Since five people died I expect the plantiff’s lawsuit will name Cessna, Aviation Enterprises, Riley, Continental, Alcoa, Garmin, Goodyear, the mechanics, the flight instructors, the local FBO, the airport authority, the weather man, Exxon, anyone who has ever breathed out CO2, and any politician who has ever tried to pass tort reform.

Hopefully Owen will survive the inevitable lawsuit and I can keep my airplane for trips with my wife and four young daughters. We like the winglets, the pod and the air conditioning. I don’t think they would like a Baron as much, and I would get pushed harder toward flying Southwest.

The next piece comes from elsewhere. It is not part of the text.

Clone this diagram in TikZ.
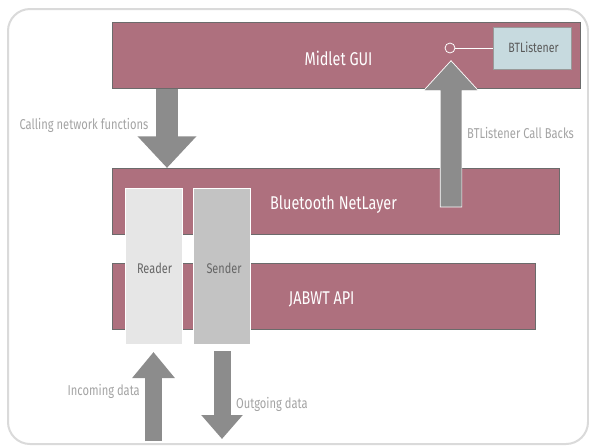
\documentclass[tikz,border=0pt]{standalone}
\usepackage{fontspec}
\setmainfont{Fira Sans}[FakeStretch=0.78]
\usetikzlibrary{arrows.meta,calc}
\definecolor{layerfill}{HTML}{AE707E}
\definecolor{layeredge}{HTML}{6B6B6B}
\definecolor{arrowgrey}{HTML}{8C8C8C}
\definecolor{notegrey}{HTML}{A3A3A3}
\definecolor{readerfill}{HTML}{E6E6E6}
\definecolor{senderfill}{HTML}{C3C3C3}
\definecolor{listenerfill}{HTML}{C7DADF}
\definecolor{framegrey}{HTML}{DADADA}
\tikzset{
  layer/.style={draw=layeredge, fill=layerfill, line width=0.8pt, inner sep=0pt},
  layertext/.style={text=white, font=\fontsize{18.5}{20}\selectfont, inner sep=0pt, anchor=base},
  worker/.style={draw=white, line width=1pt, inner sep=0pt, minimum width=57pt, minimum height=156pt},
  workertext/.style={text=black!60, font=\fontsize{14}{16}\selectfont, inner sep=0pt, anchor=base},
  note/.style={text=notegrey, font=\fontsize{14.3}{16}\selectfont, inner sep=0pt},
  bigarrow/.style={draw=arrowgrey, line width=#1},
}
\begin{document}
\begin{tikzpicture}[x=1pt,y=-1pt]
\useasboundingbox (0,0) rectangle (589,445);
% outer panel
\draw[framegrey, line width=2pt, rounded corners=22pt] (8,9) rectangle (588,444);

% layers
\node[layer, minimum width=467.3pt, minimum height=65.8pt] (gui) at (346.3,55.4) {};
\node[layertext] (guitext) at (338.5,65) {Midlet GUI};
\node[layer, minimum width=447pt, minimum height=65.7pt] (net) at (335.5,201.2) {};
\node[layertext] (nettext) at (333.5,209) {Bluetooth NetLayer};
\node[layer, minimum width=423pt, minimum height=66pt] (api) at (323.5,296) {};
\node[layertext] (apitext) at (321.7,304) {JABWT API};

% listener interface
\node[draw=black!40, fill=listenerfill, line width=0.8pt, minimum width=78pt, minimum height=42pt,
      inner sep=0pt] (listener) at (532,48) {};
\node[text=black!65, font=\fontsize{13.5}{15}\selectfont, inner sep=0pt, anchor=base]
      (listenertext) at (533.5,52.5) {BTListener};
\node[circle, draw=white, line width=0.8pt, minimum size=10pt, inner sep=0pt] (port) at (450,48) {};
\draw[white, line width=0.8pt] (port) -- (listener);

% call arrows between GUI and net layer
\coordinate (downstart) at (gui.south -| 167,0);
\coordinate (downend) at (net.north -| 167,0);
\draw[bigarrow=21.7pt, -{Triangle[width=57pt,length=31.7pt]}] (downstart) -- (downend);
\node[note, anchor=base east] (calltext) at (148.5,129) {Calling network functions};

% call-back arrow, outlined in white
\coordinate (upstart) at (451,207);
\coordinate (upend) at (451,60.7);
\draw[draw=white, line width=0.7pt, fill=arrowgrey]
  ($(upstart)+(-10.85,0)$) -- ($(upend)+(-10.85,30)$) -- ($(upend)+(-27.5,30)$) -- (upend)
  -- ($(upend)+(27.5,30)$) -- ($(upend)+(10.85,30)$) -- ($(upstart)+(10.85,0)$) -- cycle;
\node[note, anchor=base west] (backtext) at (467,138) {BTListener Call Backs};

% reader and sender threads
\node[worker, fill=readerfill] (reader) at (154.3,266) {};
\node[workertext] (readertext) at (154.5,273) {Reader};
\node[worker, fill=senderfill] (sender) at (221.5,266) {};
\node[workertext] (sendertext) at (224,273) {Sender};

% data flow
\coordinate (inbase) at (153.5,441);
\coordinate (inend) at (153.5,352);
\draw[bigarrow=17pt, -{Triangle[width=41pt,length=26pt]}] (inbase) -- (inend);
\node[note, anchor=base east] (intext) at (140,395) {Incoming data};

\coordinate (outstart) at (222,351);
\coordinate (outend) at (222,439);
\draw[bigarrow=17pt, -{Triangle[width=40pt,length=24pt]}] (outstart) -- (outend);
\node[note, anchor=base west] (outtext) at (236,408) {Outgoing data};
\end{tikzpicture}
\end{document}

I have flown around 20 hours in 5ZX with the tip tanks and winglets, mostly dealing with icing and endurance in winter months, and not much turbulence penetration. I took it to FL 210 with the old engines and got around 200 kt TAS on trips from Nashville to upstate New York. The Va with empty tip tanks is down around 125kt though, and since that plane does not have air brakes or power pac spoilers that makes it really tough to descend into rougher air at the end of a long trip. Just when you want to be slowly retarding the throttles and taking advantage of going downhill, you have to really pull back on them and slow your descent to get below VA. I would always fly with the tip tanks full unless I needed to use the gas on a long trip.

Before Owen, 5ZX was owned by a guy in South Florida. I expect he flew in rough air, but I also expect he kept IAS below the appropriate Va. Also, I think 5ZX had a CorrosionX treatment within the last two years.

The FAA said to look for look for loose rivets at the aileron hinge attach points, not everywhere.

I think the mechanics are referring to the screws that attach the winglet to the carbon fiber wingtip extension. The carbon fiber layup is around 3/16” to ¼” thick in that location and the engineering calculations showed that machine screw threads could be tapped into the layup and give appropriate strength.

Owen may need a PR guy, and he may need a lawyer, or maybe he could just retire and let someone else come up with the captal and energy to build a bunch of good mods for a good airplane.